The Death of the Ensemble

Written by Brielle Jobe

The Internet made me do it!

Photo by Noah Silliman on Unsplash

We know the arts are hard, but I’ve begun to notice that we may be making it even harder…

Artists have become more than one-man-bands; they’ve become their own agent, manager, accountant, social media person, publicist, editor, director, designer…the list goes on. The digital age and AI have made making self-tapes and Instagram reels possible for actors, comedians, and musicians — but not without headaches, carpal tunnel, and endless nights hyped up on your substance of choice to get everything done before our 9–5 starts the next morning — you know, the job we do so we can actually make money.

Why do we do this to ourselves? Because we’re sooo dedicated to our craft? Or have we just been convinced it’s the only way?

The Arts used to be a respectable field, but somewhere in the 20th Century, we devalued ourselves like a 20-something in an abusive relationship: I can’t ask people for money just to see my hobby; I can’t expect to make money with the thing I love; I have to do everything all by myself and that’s just the way it is, it’s my fault, really.

But, is it?

Art in your home used to be a symbol of status. It meant you were cultured, and more importantly, rich, if you had a painting hanging on the wall or musicians in the salon or tickets to the opera. But now, we accept donations in place of pay checks, likes and views in place of ticket sales, exposure in place of actual compensation. You have to subject yourself to hours and hours of unpaid work to earn the right and the credibility to be paid for what you do. You don’t get paid as a painter if you can’t show a finished product, you can’t get cast in a play or a movie without demonstrating the work in front of someone, you can’t fill a theatre as a comedian if you don’t have footage of you performing as a comedian!

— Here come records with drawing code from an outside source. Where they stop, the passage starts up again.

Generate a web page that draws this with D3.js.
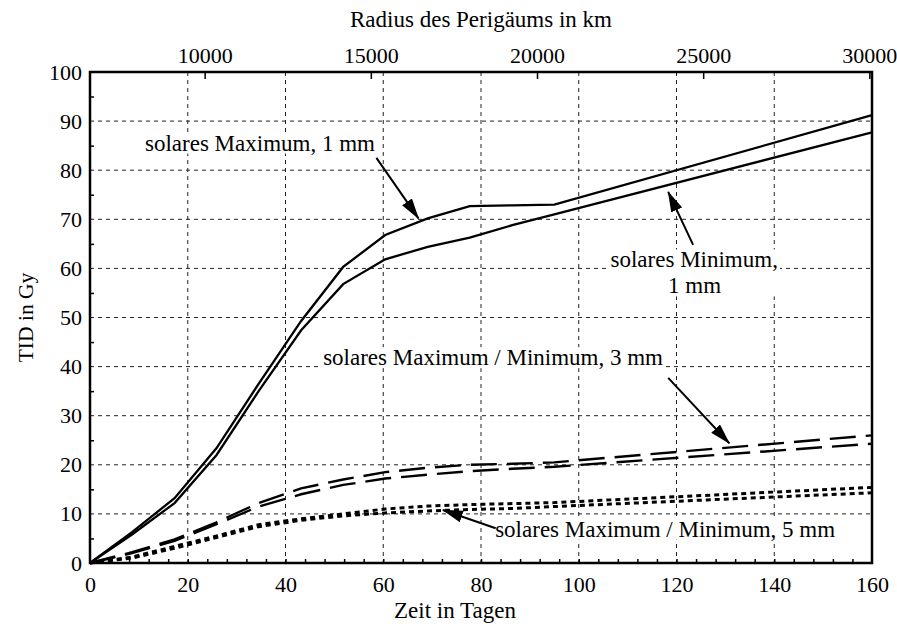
<!DOCTYPE html>
<html>
<head>
<meta charset="utf-8">
<script src="https://cdn.jsdelivr.net/npm/d3@7"></script>
<style>
body { margin: 0; background: #fff; }
text { font-family: "Liberation Serif", "Times New Roman", serif; fill: #000; }
</style>
</head>
<body>
<div id="chart"></div>
<script>
// values: total ionising dose (Gy) over time (days)
var days = [0, 8.6, 17.3, 25.9, 34.5, 43.2, 51.8, 60.4, 69.1, 77.7, 86.4, 95, 160]
var max1mm = [0, 6.3, 13.2, 23.4, 36.5, 49.3, 60.3, 66.8, 70.2, 72.7, 72.85, 73.0, 91.2]
var min1mm = [0, 5.8, 12.2, 22.0, 35.0, 47.4, 56.8, 61.85, 64.4, 66.25, 68.8, 71.0, 87.7]
var max3mm = [0, 2.2, 4.8, 8.3, 12.2, 15.2, 17.0, 18.5, 19.4, 20.0, 20.2, 20.5, 26.0]
var min3mm = [0, 2.0, 4.5, 7.9, 11.5, 14.0, 15.9, 17.2, 18.0, 18.7, 19.2, 19.6, 24.3]
var max5mm = [0, 1.2, 3.4, 5.5, 7.8, 9.0, 10.0, 11.0, 11.6, 11.9, 12.1, 12.3, 15.4]
var min5mm = [0, 1.0, 3.0, 5.2, 7.4, 8.7, 9.6, 10.2, 10.6, 10.9, 11.1, 11.5, 14.3]

// tick labels
var dayTicks = [0, 20, 40, 60, 80, 100, 120, 140, 160]
var doseTicks = [0, 10, 20, 30, 40, 50, 60, 70, 80, 90, 100]
var radiusTicks = [10000, 15000, 20000, 25000, 30000]
var radiusDomain = [6550, 30080]

// set the dimensions and margins of the graph
var width = 897
var height = 626
var margin = { top: 72, right: 25, bottom: 63, left: 90 }
var w = width - margin.left - margin.right
var h = height - margin.top - margin.bottom

var svg = d3.select("#chart")
    .append("svg")
    .attr("width", width)
    .attr("height", height)

var g = svg.append("g")
    .attr("transform", "translate(" + margin.left + "," + margin.top + ")")

var x = d3.scaleLinear().domain([0, 160]).range([0, w])
var y = d3.scaleLinear().domain([0, 100]).range([h, 0])
var xTop = d3.scaleLinear().domain(radiusDomain).range([0, w])

// arrow head
svg.append("defs").append("marker")
    .attr("id", "arrow")
    .attr("markerUnits", "userSpaceOnUse")
    .attr("markerWidth", 21)
    .attr("markerHeight", 12)
    .attr("refX", 20)
    .attr("refY", 6)
    .attr("orient", "auto")
    .append("path")
    .attr("d", "M0,0L21,6L0,12Z")
    .style("fill", "#000")

// dashed grid
g.append("g")
    .selectAll("line.vgrid")
    .data(dayTicks.slice(1, -1))
    .enter().append("line")
    .attr("x1", function(d) { return x(d) })
    .attr("x2", function(d) { return x(d) })
    .attr("y1", 0).attr("y2", h)
g.append("g")
    .selectAll("line.hgrid")
    .data(doseTicks.slice(1, -1))
    .enter().append("line")
    .attr("x1", 0).attr("x2", w)
    .attr("y1", function(d) { return y(d) })
    .attr("y2", function(d) { return y(d) })
g.selectAll("line")
    .style("stroke", "#222")
    .style("stroke-width", 1)
    .style("stroke-dasharray", "4,4")

// bottom axis: minor ticks inside, labels below
g.append("g")
    .attr("transform", "translate(0," + h + ")")
    .call(d3.axisBottom(x).tickValues(d3.range(4, 160, 4)).tickSize(-4).tickFormat(""))
g.append("g")
    .attr("transform", "translate(0," + h + ")")
    .call(d3.axisBottom(x).tickValues(dayTicks).tickSize(0).tickPadding(13))

// left axis
g.append("g")
    .call(d3.axisLeft(y).tickValues(d3.range(5, 100, 10)).tickSize(-4).tickFormat(""))
g.append("g")
    .call(d3.axisLeft(y).tickValues(doseTicks).tickSize(0).tickPadding(8))

// top axis: perigee radius
g.append("g")
    .call(d3.axisTop(xTop).tickValues(radiusTicks).tickSizeInner(-7).tickSizeOuter(0).tickPadding(9).tickFormat(d3.format("d")))

g.selectAll(".domain").remove()
g.selectAll(".tick line").style("stroke", "#000").style("stroke-width", 1.5)
g.selectAll(".tick text")
    .style("font-size", "22px")
    .style("font-family", "'Liberation Serif', 'Times New Roman', serif")

// frame
g.append("rect")
    .attr("width", w)
    .attr("height", h)
    .style("fill", "none")
    .style("stroke", "#000")
    .style("stroke-width", 2.5)

// curves
var series = [
    { values: max1mm, dash: null, sw: 2.3 },
    { values: min1mm, dash: null, sw: 2.3 },
    { values: max3mm, dash: "26,10", sw: 2.4 },
    { values: min3mm, dash: "26,10", sw: 2.4 },
    { values: max5mm, dash: "5,4", sw: 3 },
    { values: min5mm, dash: "5,4", sw: 3 }
]
var line = d3.line()
    .x(function(d, i) { return x(days[i]) })
    .y(function(d) { return y(d) })

g.append("g")
    .selectAll("path")
    .data(series)
    .enter().append("path")
    .attr("d", function(d) { return line(d.values) })
    .style("fill", "none")
    .style("stroke", "#000")
    .style("stroke-width", function(d) { return d.sw })
    .style("stroke-dasharray", function(d) { return d.dash })
    .style("stroke-linejoin", "miter")

// annotations (positions in data units)
var notes = [
    { lines: ["solares Maximum, 1 mm"], tx: 11.25, ty: 84.0, from: [58.6, 82.5], to: [67.2, 70.2] },
    { lines: ["solares Minimum,", "1 mm"], tx: 106.5, ty: 60.2, from: [123.4, 64.8], to: [118.3, 75.6] },
    { lines: ["solares Maximum / Minimum, 3 mm"], tx: 47.7, ty: 40.3, from: [118.3, 37.7], to: [130.8, 24.4] },
    { lines: ["solares Maximum / Minimum, 5 mm"], tx: 82.9, ty: 5.36, from: [83.0, 7.07], to: [72.2, 10.8] }
]

notes.forEach(function(n) {
    var lab = g.append("g")
    var t = lab.append("text")
        .attr("x", x(n.tx))
        .attr("y", y(n.ty))
        .style("font-size", "23px")
    n.lines.forEach(function(s, i) {
        var ts = t.append("tspan").text(s)
        if (i > 0) {
            // second line is centred under the first
            ts.attr("x", x(n.tx) + 84).attr("dy", 26).attr("text-anchor", "middle")
        }
    })
    var bb = t.node().getBBox()
    lab.insert("rect", "text")
        .attr("x", bb.x - 2).attr("y", bb.y + 2)
        .attr("width", bb.width + 4).attr("height", bb.height - 4)
        .style("fill", "#fff")

    g.append("line")
        .attr("x1", x(n.from[0])).attr("y1", y(n.from[1]))
        .attr("x2", x(n.to[0])).attr("y2", y(n.to[1]))
        .style("stroke", "#000")
        .style("stroke-width", 2)
        .attr("marker-end", "url(#arrow)")
})

// axis titles
svg.append("text")
    .attr("x", margin.left + w / 2)
    .attr("y", 27)
    .attr("text-anchor", "middle")
    .style("font-size", "23px")
    .text("Radius des Perigäums in km")

svg.append("text")
    .attr("x", 455)
    .attr("y", 618)
    .attr("text-anchor", "middle")
    .style("font-size", "23px")
    .text("Zeit in Tagen")

svg.append("text")
    .attr("transform", "translate(33," + (margin.top + h / 2) + ") rotate(-90)")
    .attr("text-anchor", "middle")
    .style("font-size", "21.5px")
    .text("TID in Gy")
</script>
</body>
</html>
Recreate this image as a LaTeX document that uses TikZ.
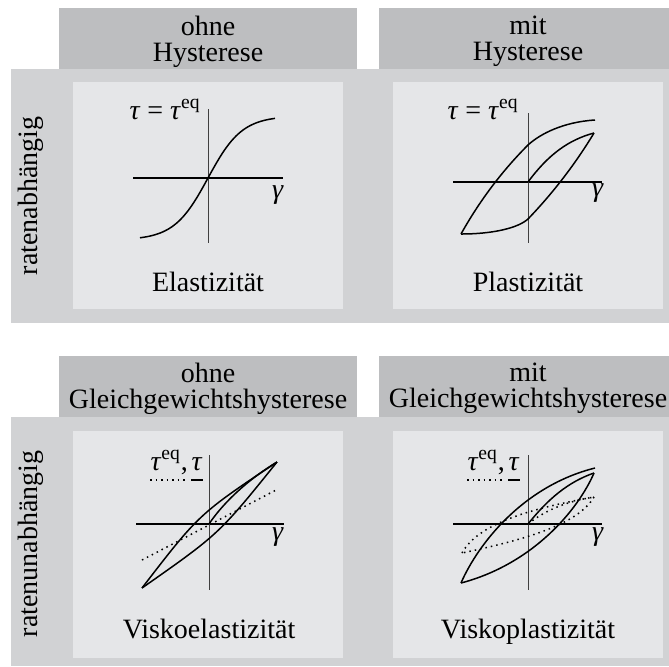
\documentclass[tikz,border=0pt]{standalone}
\usepackage{fontspec}
\setmainfont{Liberation Serif}
\usetikzlibrary{positioning,calc}
\definecolor{hdrgray}{RGB}{189,190,192}
\definecolor{bandgray}{RGB}{209,210,212}
\definecolor{panelgray}{RGB}{229,230,232}
\newcommand{\tauit}{\textit{τ}}
\newcommand{\gammait}{\textit{γ}}

\begin{document}
\begin{tikzpicture}[x=0.5pt,y=-0.5pt,font=\fontsize{14}{13}\selectfont,
   hdr/.style={fill=hdrgray,minimum width=149pt,minimum height=30.5pt,inner sep=0pt},
   htxt/.style={align=center,inner sep=0pt},
   panel/.style={fill=panelgray,minimum width=135pt,minimum height=113.5pt,inner sep=0pt},
   lbl/.style={inner sep=0pt},
   haxis/.style={line width=0.9pt},
   vaxis/.style={line width=0.5pt,black!75},
   curve/.style={line width=0.75pt},
   eqline/.style={line width=0.75pt,dotted}]
  \useasboundingbox (0,0) rectangle (669,666);

  % row 1: ratenabhaengig
  \fill[bandgray] (11,69) rectangle (669,323);
  \node[hdr] (h11) at (208,38.5) {};
  \node[hdr] (h12) at (528,38.5) {};
  \node[htxt] at ([yshift=-1.5pt]h11.center) {ohne\\Hysterese};
  \node[htxt] at ([yshift=-1.5pt]h12.center) {mit\\Hysterese};
  \node[rotate=90] (r1) at (31,196) {ratenabhängig};
  \node[panel] (p11) at (208,195.5) {};
  \node[panel] (p12) at (528,195.5) {};

  % Elastizitaet
  \coordinate (o11) at (208,178);
  \draw[haxis] (133,178) -- (283,178);
  \draw[vaxis] (208,109) -- (208,243);
  \node[lbl,anchor=base east] (l11) at (201,119) {\tauit{} = \tauit\textsuperscript{eq}};
  \node (g11) at (278,195) {\gammait};
  \node[anchor=base] (n11) at (208,291) {Elastizität};
  \begin{scope}[shift={(o11)},yscale=-1]
    \draw[curve] plot[domain=-68:67,samples=60,smooth] (\x,{62*tanh(\x/34)});
  \end{scope}

  % Plastizitaet
  \coordinate (o12) at (528,182);
  \draw[haxis] (453,182) -- (602,182);
  \draw[vaxis] (528,113) -- (528,243);
  \node[lbl,anchor=base east] (l12) at (519,119) {\tauit{} = \tauit\textsuperscript{eq}};
  \node (g12) at (598,193) {\gammait};
  \node[anchor=base] (n12) at (528,291) {Plastizität};
  \begin{scope}[shift={(o12)},yscale=-1]
    \draw[curve] (-67,-52) .. controls (-48.7,-19.3) and (-26.3,10.7) .. (0,37)
                 .. controls (12,48) and (35,60) .. (67,62);
    \draw[curve] (66,49) .. controls (47.2,17.9) and (25.2,-10.7) .. (0,-37)
                 .. controls (-10,-46) and (-35,-52) .. (-67,-52);
    \draw[curve] (0,0) .. controls (20,27) and (40,42) .. (66,49);
  \end{scope}

  % row 2: ratenunabhaengig
  \fill[bandgray] (11,417) rectangle (669,666);
  \node[hdr] (h21) at (208,386.5) {};
  \node[hdr] (h22) at (528,386.5) {};
  \node[htxt] at ([yshift=-1pt]h21.center) {ohne\\Gleichgewichtshysterese};
  \node[htxt] at ([yshift=-1pt]h22.center) {mit\\Gleichgewichtshysterese};
  \node[rotate=90] (r2) at (31,544) {ratenunabhängig};
  \node[panel] (p21) at (208,544.5) {};
  \node[panel] (p22) at (528,544.5) {};

  % Viskoelastizitaet
  \coordinate (o21) at (209,524);
  \draw[haxis] (136,524) -- (284,524);
  \draw[vaxis] (209,455) -- (209,590);
  \node[lbl,anchor=base east] (t21) at (203,470) {\tauit};
  \node[lbl,anchor=base east] (e21) at ([xshift=-1.5pt]t21.base west) {\tauit\textsuperscript{eq},};
  \draw[eqline] ([shift={(0,10)}]e21.base west) -- ([shift={(0,10)}]e21.base east);
  \draw[curve] ([shift={(0,10)}]t21.base west) -- ([shift={(0,10)}]t21.base east);
  \node (g21) at (278,537) {\gammait};
  \node[anchor=base] (n21) at (209,638) {Viskoelastizität};
  \begin{scope}[shift={(o21)},yscale=-1]
    \draw[curve] (-67,-64) .. controls (-10,10) .. (68,62);
    \draw[curve] (-67,-64) .. controls (10,-10) .. (68,62);
    \draw[curve] (0,0) .. controls (12,18) and (35,42) .. (68,62);
    \draw[eqline] (-67,-36) -- (69,35);
  \end{scope}

  % Viskoplastizitaet
  \coordinate (o22) at (528,524);
  \draw[haxis] (453,524) -- (602,524);
  \draw[vaxis] (528,455) -- (528,590);
  \node[lbl,anchor=base east] (t22) at (520,470) {\tauit};
  \node[lbl,anchor=base east] (e22) at ([xshift=-1.5pt]t22.base west) {\tauit\textsuperscript{eq},};
  \draw[eqline] ([shift={(0,10)}]e22.base west) -- ([shift={(0,10)}]e22.base east);
  \draw[curve] ([shift={(0,10)}]t22.base west) -- ([shift={(0,10)}]t22.base east);
  \node (g22) at (598,537) {\gammait};
  \node[anchor=base] (n22) at (528,638) {Viskoplastizität};
  \begin{scope}[shift={(o22)},yscale=-1]
    \draw[curve] (-67,-59) .. controls (-50,-20) and (-5,38) .. (67,56);
    \draw[curve] (66,51) .. controls (50,14) and (5,-40) .. (-67,-59);
    \draw[curve] (0,0) .. controls (20,25) and (40,42) .. (66,51);
    \draw[eqline] (-66,-29) .. controls (-50,0) and (0,15) .. (66,27);
    \draw[eqline] (66,27) .. controls (50,0) and (0,-15) .. (-66,-29);
    \draw[eqline] (0,0) .. controls (15,12) and (35,22) .. (66,27);
  \end{scope}
\end{tikzpicture}
\end{document}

It’s this circular Catch-22: you must prove to us that you can create art before we pay you to create art.

This may sound no different from other jobs, of course your potential employer has to see your resumé. But the thing about the arts is that they’re collaborative — they require a whole team to produce a product. If I’m applying for a teaching job, I can send you a lesson plan without having taught it to a class. But if I’m applying to be a director? I have to present you with an entire production or at least a scene fitted with actors, a script, and on film from a decent angle. Subsequently, there has been a boom in one-man-shows and solo performance hours. As we have become more and more isolated in our digital caves, we shy away from what art is supposed to be: a collaboration.

The ensemble is dying.

But we are not meant to do art alone, we are not meant to tell stories alone. Storytelling is the oldest human tradition. And if there’s one thing we know about humans it is that we are not meant to experience life in isolation. We now live in such a fast-paced, individualistic, productivity-centered society that artists feel the screaming demand to create all day and all night. We strive to push content to gain followers to ultimately, hopefully, one day, maybe, launch our careers. But the quality of the art suffers. We talk more but say less. We commercialize and cater to the algorithms in hopes the digital gods will smile on our modest endeavors. And the best way to do that, is to take it all on ourselves. If we can learn to do everything then we don’t have to coordinate, we don’t have to ask for help, we can do it all. How else are we supposed to compete in this DIY digital age?

It’s logistically simpler! I can’t afford to pay multiple artists! AI can do the rest!

But I call bullshit.

I think we’re hiding behind technology and money. I think the one man show is less about logistics and finances and more about good ol’ fashioned trust issues. No need to expose your ideas when you can make it all yourself when no one’s looking. No need to face judgement before you’ve even started. No need to chance someone letting you down.
If you do everything, you can only be disappointed in yourself when it fails. No one else has betrayed you, no one else has hurt you. I think we insist on doing everything ourselves so we can hide behind the struggle. Music in our short film isn’t so good? “Well, I’m not a musician, I’m an actor.” Marketing flops? “Well, I’m a painter, not a sales rep.” We can continue to play the victim and be responsible for no one and nothing but ourselves. We don’t have to invest so much, we don’t have to take as big a risk.

If we do a half-assed job, then we can’t be that mad when it doesn’t work, we can shrug our shoulders and say, well, we tried. Art is hard.

But I don’t want to try. I want to succeed. 
I want to tell my stories and the stories of others. I don’t want to perform in a vacuum, nor should anyone. Because we don’t live in a vacuum. In order to create art we have to experience our world, and as much as your smart phone disagrees, you can’t do that from behind a screen.

And you can’t do it alone.

So when the muse strikes you next, don’t curl up with your laptop in the dark. Take a friend to a coffee shop, walk through the park with a colleague, talk shop all day every day until everyone else in the bar is annoyed that a gaggle of artists stumbled in. 
Because we are meant to collaborate. And in a world where we’re sucked further and further into solitary darkness, we need the ensemble more than ever.